• _Directions for this task_:
Reproduce exactly, with no pictures, each line from the opening of the material down through the line containing "import seaborn as sns".
** begin **
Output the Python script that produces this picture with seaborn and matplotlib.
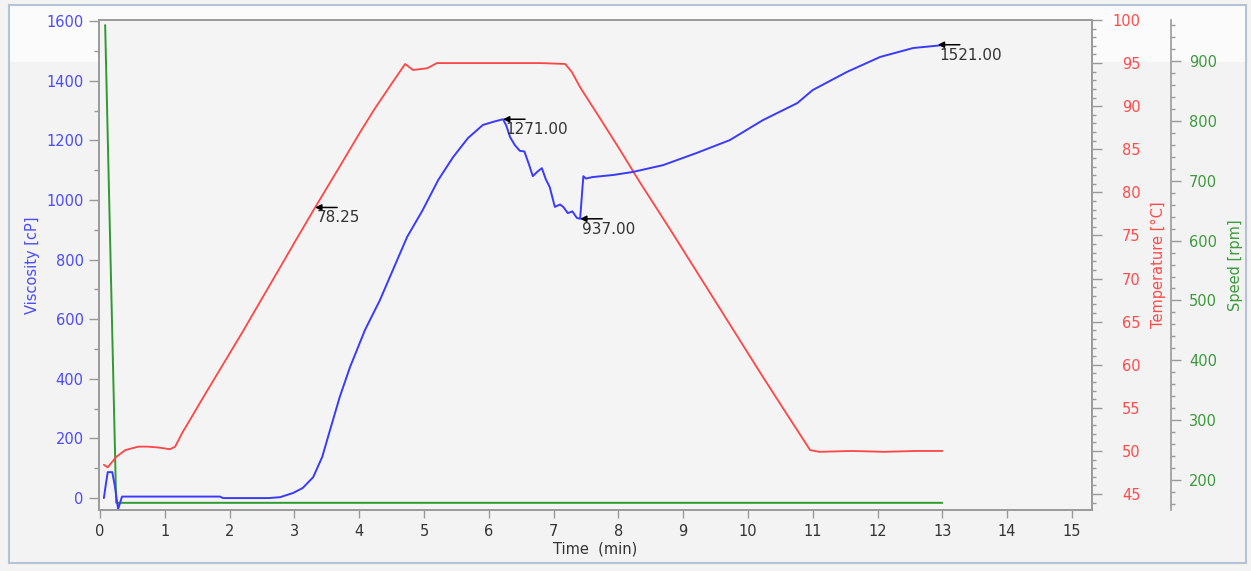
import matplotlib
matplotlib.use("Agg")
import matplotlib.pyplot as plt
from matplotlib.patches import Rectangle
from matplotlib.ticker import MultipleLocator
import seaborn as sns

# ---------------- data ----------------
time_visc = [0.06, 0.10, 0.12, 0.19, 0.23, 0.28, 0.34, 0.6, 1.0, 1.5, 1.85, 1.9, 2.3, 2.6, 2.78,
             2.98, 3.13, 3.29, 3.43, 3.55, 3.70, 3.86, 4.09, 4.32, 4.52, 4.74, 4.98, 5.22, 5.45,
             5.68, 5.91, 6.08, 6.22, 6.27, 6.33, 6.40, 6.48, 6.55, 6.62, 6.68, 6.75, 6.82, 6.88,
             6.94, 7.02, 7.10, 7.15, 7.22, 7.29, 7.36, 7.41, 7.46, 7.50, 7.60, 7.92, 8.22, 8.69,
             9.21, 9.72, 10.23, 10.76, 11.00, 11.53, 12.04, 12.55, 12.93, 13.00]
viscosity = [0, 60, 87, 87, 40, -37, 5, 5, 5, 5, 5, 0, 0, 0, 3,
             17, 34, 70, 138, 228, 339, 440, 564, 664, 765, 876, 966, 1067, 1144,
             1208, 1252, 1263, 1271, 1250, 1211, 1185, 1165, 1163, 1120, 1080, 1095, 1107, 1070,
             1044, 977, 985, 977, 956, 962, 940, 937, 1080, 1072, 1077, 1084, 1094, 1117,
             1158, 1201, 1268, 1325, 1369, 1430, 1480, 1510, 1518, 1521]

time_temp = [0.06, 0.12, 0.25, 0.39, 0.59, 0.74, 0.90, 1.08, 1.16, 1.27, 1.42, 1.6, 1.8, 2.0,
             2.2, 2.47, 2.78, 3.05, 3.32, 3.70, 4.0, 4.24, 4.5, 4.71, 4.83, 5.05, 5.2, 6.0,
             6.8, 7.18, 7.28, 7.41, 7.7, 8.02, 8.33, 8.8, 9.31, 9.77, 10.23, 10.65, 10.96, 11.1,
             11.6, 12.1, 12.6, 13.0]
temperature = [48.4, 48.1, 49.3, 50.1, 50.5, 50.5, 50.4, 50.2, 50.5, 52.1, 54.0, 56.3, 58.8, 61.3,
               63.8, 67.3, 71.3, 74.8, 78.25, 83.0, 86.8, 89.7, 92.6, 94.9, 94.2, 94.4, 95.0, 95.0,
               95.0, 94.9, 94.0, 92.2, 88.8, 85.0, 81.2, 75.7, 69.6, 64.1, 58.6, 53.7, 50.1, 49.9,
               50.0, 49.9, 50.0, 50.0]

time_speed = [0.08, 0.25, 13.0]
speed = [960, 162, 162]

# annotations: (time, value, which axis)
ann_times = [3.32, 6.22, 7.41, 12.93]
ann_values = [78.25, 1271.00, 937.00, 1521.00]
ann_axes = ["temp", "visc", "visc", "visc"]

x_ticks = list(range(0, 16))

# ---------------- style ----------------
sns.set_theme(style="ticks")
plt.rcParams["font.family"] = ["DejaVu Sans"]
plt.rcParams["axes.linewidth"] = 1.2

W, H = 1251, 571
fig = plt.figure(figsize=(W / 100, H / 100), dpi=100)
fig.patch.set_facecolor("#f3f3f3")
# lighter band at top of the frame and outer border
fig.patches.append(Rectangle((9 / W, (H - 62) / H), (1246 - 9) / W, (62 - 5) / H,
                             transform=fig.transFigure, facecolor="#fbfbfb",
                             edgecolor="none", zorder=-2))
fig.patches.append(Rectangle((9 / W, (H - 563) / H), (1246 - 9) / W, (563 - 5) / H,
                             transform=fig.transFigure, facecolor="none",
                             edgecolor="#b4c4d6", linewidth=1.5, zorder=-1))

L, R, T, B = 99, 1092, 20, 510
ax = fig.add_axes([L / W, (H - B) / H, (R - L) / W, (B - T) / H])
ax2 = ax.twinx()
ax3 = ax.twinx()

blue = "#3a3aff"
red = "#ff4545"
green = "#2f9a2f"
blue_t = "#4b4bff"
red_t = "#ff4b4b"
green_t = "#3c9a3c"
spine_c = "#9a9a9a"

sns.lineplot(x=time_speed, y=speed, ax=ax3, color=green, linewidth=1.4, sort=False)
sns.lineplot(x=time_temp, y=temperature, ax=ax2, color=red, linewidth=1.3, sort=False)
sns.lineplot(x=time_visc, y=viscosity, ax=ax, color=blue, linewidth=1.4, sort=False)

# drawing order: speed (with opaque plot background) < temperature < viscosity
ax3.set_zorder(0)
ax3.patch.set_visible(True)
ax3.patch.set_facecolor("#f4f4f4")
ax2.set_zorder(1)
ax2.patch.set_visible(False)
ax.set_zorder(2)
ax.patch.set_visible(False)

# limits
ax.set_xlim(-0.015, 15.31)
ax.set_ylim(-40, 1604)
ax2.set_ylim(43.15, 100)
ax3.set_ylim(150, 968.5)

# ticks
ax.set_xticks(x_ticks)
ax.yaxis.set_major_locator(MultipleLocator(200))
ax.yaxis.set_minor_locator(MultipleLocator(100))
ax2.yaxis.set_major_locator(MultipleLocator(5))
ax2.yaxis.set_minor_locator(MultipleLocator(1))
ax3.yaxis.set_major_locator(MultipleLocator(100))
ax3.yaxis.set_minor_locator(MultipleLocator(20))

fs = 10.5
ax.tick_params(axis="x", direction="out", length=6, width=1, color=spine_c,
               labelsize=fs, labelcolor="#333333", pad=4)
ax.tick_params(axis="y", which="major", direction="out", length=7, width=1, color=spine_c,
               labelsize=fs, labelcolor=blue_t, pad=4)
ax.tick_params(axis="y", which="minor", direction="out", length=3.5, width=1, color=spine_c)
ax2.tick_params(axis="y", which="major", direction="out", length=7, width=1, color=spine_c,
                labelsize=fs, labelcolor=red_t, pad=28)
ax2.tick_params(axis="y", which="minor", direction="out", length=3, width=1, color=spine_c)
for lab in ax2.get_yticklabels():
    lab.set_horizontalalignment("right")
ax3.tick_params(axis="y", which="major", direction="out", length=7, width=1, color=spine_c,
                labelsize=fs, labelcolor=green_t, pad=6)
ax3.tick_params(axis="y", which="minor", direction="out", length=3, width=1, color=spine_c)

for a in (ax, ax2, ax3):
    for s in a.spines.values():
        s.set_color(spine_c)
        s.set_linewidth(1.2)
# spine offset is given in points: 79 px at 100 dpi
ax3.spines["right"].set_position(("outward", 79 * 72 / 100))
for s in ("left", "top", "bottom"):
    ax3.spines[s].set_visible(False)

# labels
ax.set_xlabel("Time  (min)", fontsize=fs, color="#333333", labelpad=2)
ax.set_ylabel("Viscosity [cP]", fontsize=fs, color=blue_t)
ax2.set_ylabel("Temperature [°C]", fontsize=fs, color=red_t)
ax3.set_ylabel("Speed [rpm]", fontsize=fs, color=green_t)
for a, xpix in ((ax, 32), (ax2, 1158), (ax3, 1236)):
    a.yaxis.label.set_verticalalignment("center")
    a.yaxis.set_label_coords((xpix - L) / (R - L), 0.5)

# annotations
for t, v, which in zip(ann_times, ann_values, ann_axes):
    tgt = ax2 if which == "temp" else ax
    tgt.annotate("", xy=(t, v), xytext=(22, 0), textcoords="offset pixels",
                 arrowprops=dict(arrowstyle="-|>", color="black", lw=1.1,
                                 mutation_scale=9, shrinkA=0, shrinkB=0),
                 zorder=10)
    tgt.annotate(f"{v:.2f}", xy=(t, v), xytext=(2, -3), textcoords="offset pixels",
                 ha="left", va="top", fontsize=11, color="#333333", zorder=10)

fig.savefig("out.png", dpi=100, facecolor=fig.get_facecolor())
** end **
• _Result_:
Output the Python script that produces this picture with seaborn and matplotlib.
import matplotlib
matplotlib.use("Agg")
import matplotlib.pyplot as plt
from matplotlib.patches import Rectangle
from matplotlib.ticker import MultipleLocator
import seaborn as sns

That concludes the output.